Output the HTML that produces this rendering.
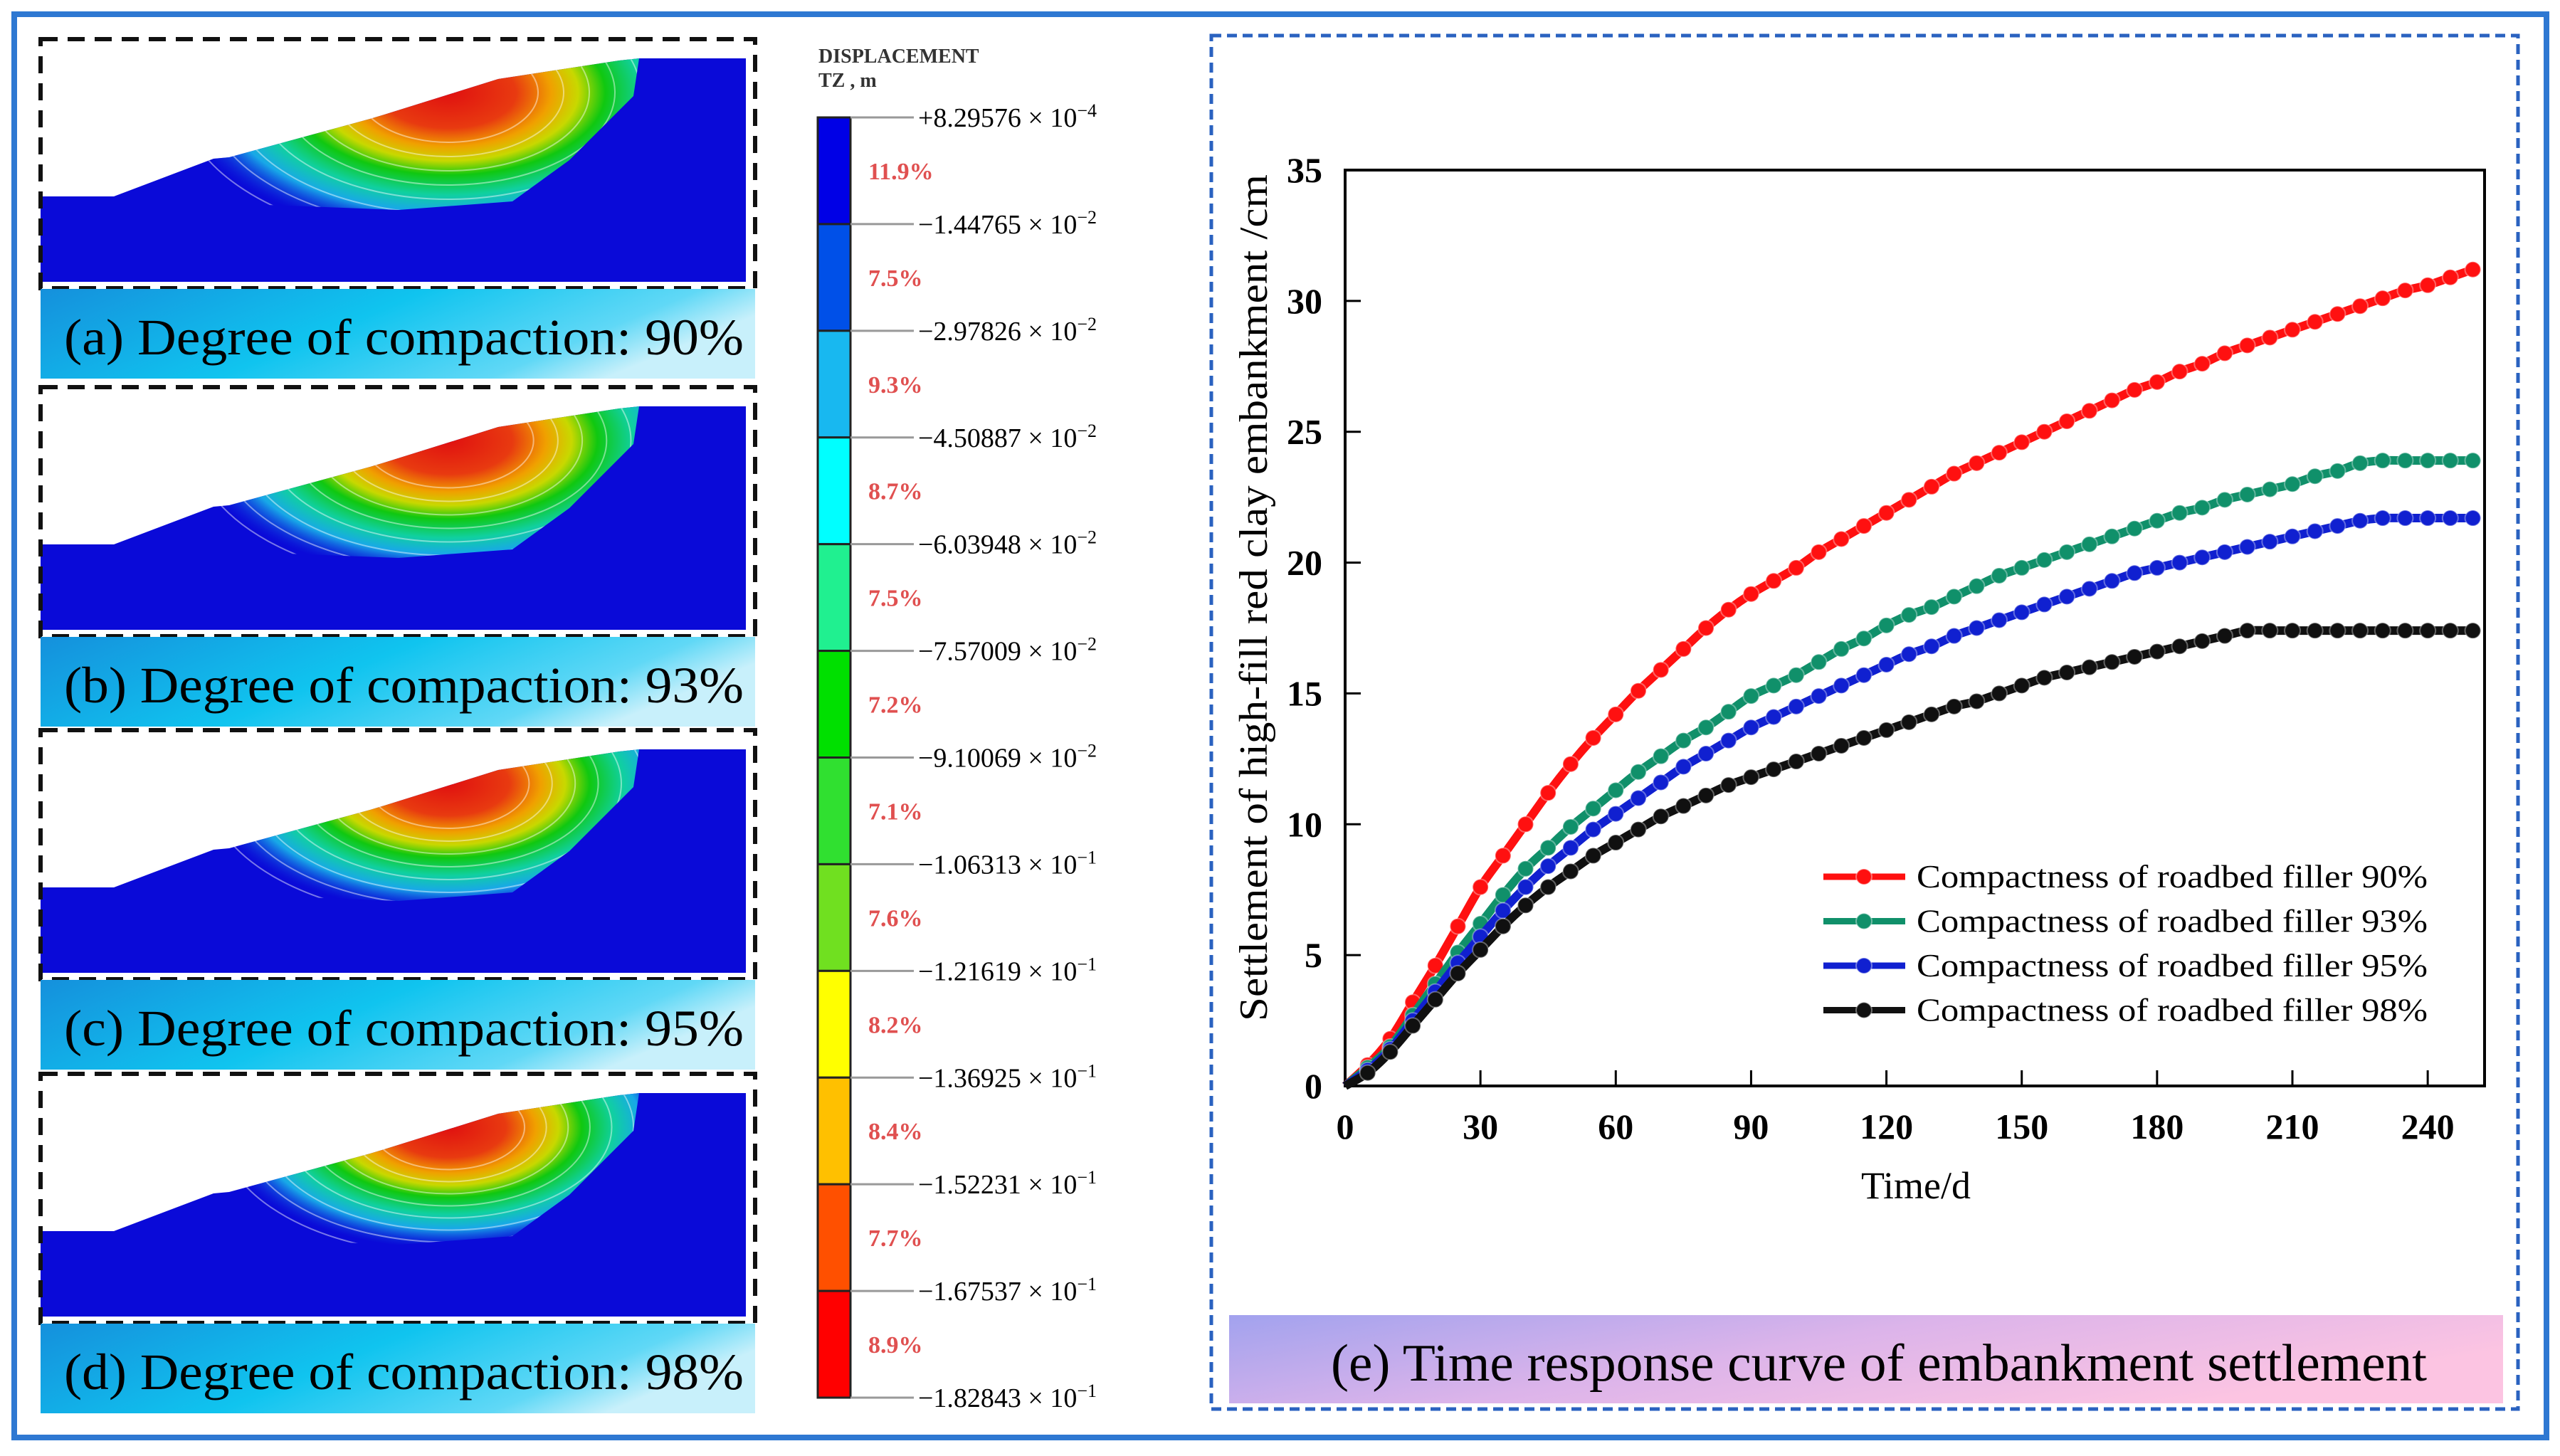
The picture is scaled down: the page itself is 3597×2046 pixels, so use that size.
<!DOCTYPE html>
<html><head><meta charset="utf-8">
<style>
html,body{margin:0;padding:0;background:#fff;}
svg{display:block;}
text{font-family:"Liberation Serif",serif;}
</style></head>
<body>
<svg id="root" width="3597" height="2046" viewBox="0 0 3597 2046" xmlns="http://www.w3.org/2000/svg">
<defs>
  <linearGradient id="capGrad" x1="0" y1="0" x2="1" y2="0.3">
    <stop offset="0" stop-color="#1590dc"/>
    <stop offset="0.5" stop-color="#10c4ef"/>
    <stop offset="0.85" stop-color="#60d8f6"/>
    <stop offset="1" stop-color="#c8f0fb"/>
  </linearGradient>
  <linearGradient id="eGrad" x1="0" y1="0" x2="1" y2="0.4">
    <stop offset="0" stop-color="#a2a2ee"/>
    <stop offset="0.5" stop-color="#dcb4ea"/>
    <stop offset="1" stop-color="#fcc4e2"/>
  </linearGradient>
  <radialGradient id="hot" cx="0.5" cy="0.5" r="0.5">
    <stop offset="0" stop-color="#e01010"/>
    <stop offset="0.25" stop-color="#e83a10"/>
    <stop offset="0.38" stop-color="#f0a000"/>
    <stop offset="0.48" stop-color="#c8d800"/>
    <stop offset="0.58" stop-color="#10c810"/>
    <stop offset="0.72" stop-color="#10d0a0"/>
    <stop offset="0.84" stop-color="#18a8e8"/>
    <stop offset="1" stop-color="#0a10d8" stop-opacity="0.3"/>
  </radialGradient>
</defs>
<rect x="20" y="20" width="3558" height="2000" fill="none" stroke="#2e78d2" stroke-width="8"/>
<g id="panels"></g>
<g id="colorbar"></g>
<rect x="1702" y="50" width="1836" height="1930" fill="none" stroke="#2a62c0" stroke-width="5" stroke-dasharray="14,8"/>
<g id="chart"></g>
<rect x="1727" y="1848" width="1790" height="124" fill="url(#eGrad)"/>
<text x="2640" y="1940" font-size="74" text-anchor="middle" textLength="1540" lengthAdjust="spacingAndGlyphs" fill="#000">(e) Time response curve of embankment settlement</text>
</svg>
<script>
const NS="http://www.w3.org/2000/svg";
function mk(tag,attrs,parent,txt){const e=document.createElementNS(NS,tag);for(const k in attrs)e.setAttribute(k,attrs[k]);if(txt!==undefined)e.textContent=txt;parent.appendChild(e);return e;}

// ---------- left panels ----------
const panelLabels=["(a) Degree of compaction: 90%","(b) Degree of compaction: 93%","(c) Degree of compaction: 95%","(d) Degree of compaction: 98%"];
const panelTops=[55,544,1026,1509];
const pg=document.getElementById('panels');
panelTops.forEach((T,i)=>{
  const g=mk('g',{},pg);
  
  
  const poly=`57,${T+221} 160,${T+221} 300,${T+168} 322,${T+166} 520,${T+112} 540,${T+106} 700,${T+56} 870,${T+30} 898,${T+27} 1048,${T+27} 1048,${T+341} 57,${T+341}`;
  mk('polygon',{points:poly,fill:'#0a0ad8'},g);
  const cid='clip'+i;
  const cp=mk('clipPath',{id:cid},g);
  mk('polygon',{points:`250,${T+188} 300,${T+168} 322,${T+166} 520,${T+112} 540,${T+106} 700,${T+56} 870,${T+30} 898,${T+27} 890,${T+80} 800,${T+170} 720,${T+228} 560,${T+240} 350,${T+232}`},cp);
  const sh=1-i*0.05;
  mk('ellipse',{cx:630,cy:T+75,rx:380*sh,ry:200*sh,fill:'url(#hot)','clip-path':`url(#${cid})`},g);
  for(let k=1;k<9;k++){
    mk('ellipse',{cx:630,cy:T+75,rx:(90+k*36)*sh,ry:(50+k*20)*sh,fill:'none',stroke:'#fff','stroke-opacity':0.45,'stroke-width':2,'clip-path':`url(#${cid})`},g);
  }
  const box=mk('rect',{x:57,y:T,width:1004,height:350,fill:'none',stroke:'#111','stroke-width':6,'stroke-dasharray':'24,14'},g);
  
  
  const cap=mk('rect',{x:57,y:T+351,width:1004,height:126,fill:'url(#capGrad)'},g);
  
  
  const t=mk('text',{x:90,y:T+443,'font-size':72,textLength:955,lengthAdjust:'spacingAndGlyphs',fill:'#000'},g,panelLabels[i]);
  
  
});

// ---------- colorbar ----------
const cbColors=["#0000e6","#0050e8","#18b8f0","#00ffff","#20f090","#00e000","#30e030","#70e020","#ffff00","#ffc000","#ff5000","#ff0000"];
const cbPercents=["11.9%","7.5%","9.3%","8.7%","7.5%","7.2%","7.1%","7.6%","8.2%","8.4%","7.7%","8.9%"];
const cbMant=["+8.29576","−1.44765","−2.97826","−4.50887","−6.03948","−7.57009","−9.10069","−1.06313","−1.21619","−1.36925","−1.52231","−1.67537","−1.82843"];
const cbExp=["−4","−2","−2","−2","−2","−2","−2","−1","−1","−1","−1","−1","−1"];
const cb=document.getElementById('colorbar');
const cbTop=165, cbBot=1964, cbH=(cbBot-cbTop)/cbColors.length;
let hd=mk('text',{x:1150,y:88,'font-size':28,'font-weight':'bold',fill:'#333','font-family':'Liberation Mono, monospace'},cb,'DISPLACEMENT');


let hd2=mk('text',{x:1150,y:122,'font-size':28,'font-weight':'bold',fill:'#333','font-family':'Liberation Mono, monospace'},cb,'TZ , m');


cbColors.forEach((c,i)=>{
  const r=mk('rect',{x:1149,y:cbTop+i*cbH,width:46,height:cbH,fill:c,stroke:'#222','stroke-width':3},cb);
  
  
  const p=mk('text',{x:1220,y:cbTop+i*cbH+cbH/2+12,'font-size':34,'font-weight':'bold',fill:'#e05050','font-family':'Liberation Mono, monospace'},cb,cbPercents[i]);
  
  
});
cbMant.forEach((m,i)=>{
  const y=cbTop+i*cbH;
  mk('line',{x1:1195,y1:y,x2:1284,y2:y,stroke:'#999','stroke-width':3},cb);
  const t=mk('text',{x:1290,y:y+13,'font-size':38,fill:'#000'},cb);
  
  
  mk('tspan',{},t,m+' × 10');
  mk('tspan',{dy:-14,'font-size':26},t,cbExp[i]);
});

// ---------- chart ----------
const days=[0,5,10,15,20,25,30,35,40,45,50,55,60,65,70,75,80,85,90,95,100,105,110,115,120,125,130,135,140,145,150,155,160,165,170,175,180,185,190,195,200,205,210,215,220,225,230,235,240,245,250];
const s90=[0,0.8,1.8,3.2,4.6,6.1,7.6,8.8,10.0,11.2,12.3,13.3,14.2,15.1,15.9,16.7,17.5,18.2,18.8,19.3,19.8,20.4,20.9,21.4,21.9,22.4,22.9,23.4,23.8,24.2,24.6,25.0,25.4,25.8,26.2,26.6,26.9,27.3,27.6,28.0,28.3,28.6,28.9,29.2,29.5,29.8,30.1,30.4,30.6,30.9,31.2];
const s93=[0,0.7,1.5,2.7,3.9,5.1,6.2,7.3,8.3,9.1,9.9,10.6,11.3,12.0,12.6,13.2,13.7,14.3,14.9,15.3,15.7,16.2,16.7,17.1,17.6,18.0,18.3,18.7,19.1,19.5,19.8,20.1,20.4,20.7,21.0,21.3,21.6,21.9,22.1,22.4,22.6,22.8,23.0,23.3,23.5,23.8,23.9,23.9,23.9,23.9,23.9];
const s95=[0,0.6,1.4,2.5,3.6,4.7,5.7,6.7,7.6,8.4,9.1,9.8,10.4,11.0,11.6,12.2,12.7,13.2,13.7,14.1,14.5,14.9,15.3,15.7,16.1,16.5,16.8,17.2,17.5,17.8,18.1,18.4,18.7,19.0,19.3,19.6,19.8,20.0,20.2,20.4,20.6,20.8,21.0,21.2,21.4,21.6,21.7,21.7,21.7,21.7,21.7];
const s98=[0,0.5,1.3,2.3,3.3,4.3,5.2,6.1,6.9,7.6,8.2,8.8,9.3,9.8,10.3,10.7,11.1,11.5,11.8,12.1,12.4,12.7,13.0,13.3,13.6,13.9,14.2,14.5,14.7,15.0,15.3,15.6,15.8,16.0,16.2,16.4,16.6,16.8,17.0,17.2,17.4,17.4,17.4,17.4,17.4,17.4,17.4,17.4,17.4,17.4,17.4];
const seriesNames=["Compactness of roadbed filler 90%","Compactness of roadbed filler 93%","Compactness of roadbed filler 95%","Compactness of roadbed filler 98%"];
const seriesColors=["#ff1010","#10906a","#1020d0","#101010"];
const xTicks=[0,30,60,90,120,150,180,210,240];
const yTicks=[0,5,10,15,20,25,30,35];

const PL=1890,PR=3491,PT=239,PB=1526,XMAX=252.6,YMAX=35;
const xs=v=>PL+v/XMAX*(PR-PL);
const ys=v=>PB-v/YMAX*(PB-PT);
const ch=document.getElementById('chart');
const frame=mk('rect',{x:PL,y:PT,width:PR-PL,height:PB-PT,fill:'none',stroke:'#000','stroke-width':4},ch);


xTicks.forEach(v=>{
  mk('line',{x1:xs(v),y1:PB,x2:xs(v),y2:PB-22,stroke:'#000','stroke-width':3},ch);
  const t=mk('text',{x:xs(v),y:PB+74,'font-size':50,'font-weight':'bold','text-anchor':'middle'},ch,String(v));
  
  
});
yTicks.forEach(v=>{
  mk('line',{x1:PL,y1:ys(v),x2:PL+22,y2:ys(v),stroke:'#000','stroke-width':3},ch);
  const t=mk('text',{x:PL-32,y:ys(v)+17,'font-size':50,'font-weight':'bold','text-anchor':'end'},ch,String(v));
  
  
});
const xt=mk('text',{x:2692,y:1684,'font-size':54,'text-anchor':'middle'},ch,'Time/d');


const yt=mk('text',{x:0,y:0,'font-size':56,'text-anchor':'middle',textLength:1190,lengthAdjust:'spacingAndGlyphs',transform:'translate(1780,840) rotate(-90)'},ch,'Settlement of  high-fill red clay embankment /cm');



function smoothPath(px,py){
  let d=`M${px[0]},${py[0]}`;
  for(let i=0;i<px.length-1;i++){
    const x0=px[Math.max(i-1,0)],y0=py[Math.max(i-1,0)],x1=px[i],y1=py[i],x2=px[i+1],y2=py[i+1],x3=px[Math.min(i+2,px.length-1)],y3=py[Math.min(i+2,px.length-1)];
    d+=` C${x1+(x2-x0)/6},${y1+(y2-y0)/6} ${x2-(x3-x1)/6},${y2-(y3-y1)/6} ${x2},${y2}`;
  }
  return d;
}
const allSeries=[s90,s93,s95,s98];
allSeries.forEach((s,k)=>{
  const g=mk('g',{},ch);
  
  
  const px=days.map(xs), py=s.map(ys);
  mk('path',{d:smoothPath(px,py),fill:'none',stroke:seriesColors[k],'stroke-width':12,'stroke-linejoin':'round'},g);
  days.forEach((d,i)=>{
    if(i===0)return;
    const c=mk('circle',{cx:xs(d),cy:ys(s[i]),r:11,fill:seriesColors[k],stroke:'#fff','stroke-opacity':0.35,'stroke-width':2},g);
    
    
  });
  const ly=1232+k*62.5;
  const lg=mk('g',{},ch);
  
  
  mk('line',{x1:2562,y1:ly,x2:2677,y2:ly,stroke:seriesColors[k],'stroke-width':9},lg);
  mk('circle',{cx:2619,cy:ly,r:11,fill:seriesColors[k],stroke:'#fff','stroke-opacity':0.4,'stroke-width':2},lg);
  mk('text',{x:2693,y:ly+15,'font-size':46,textLength:718,lengthAdjust:'spacingAndGlyphs'},lg,seriesNames[k]);
});
</script>
</body></html>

-=-=-=-=-

• **INSTRUCTIONS TO FOLLOW**: From the listing above, pick out every line containing "that".

• **EXERCISE ANSWER**:
Output the HTML that produces this rendering.
The picture is scaled down: the page itself is 3597×2046 pixels, so use that size.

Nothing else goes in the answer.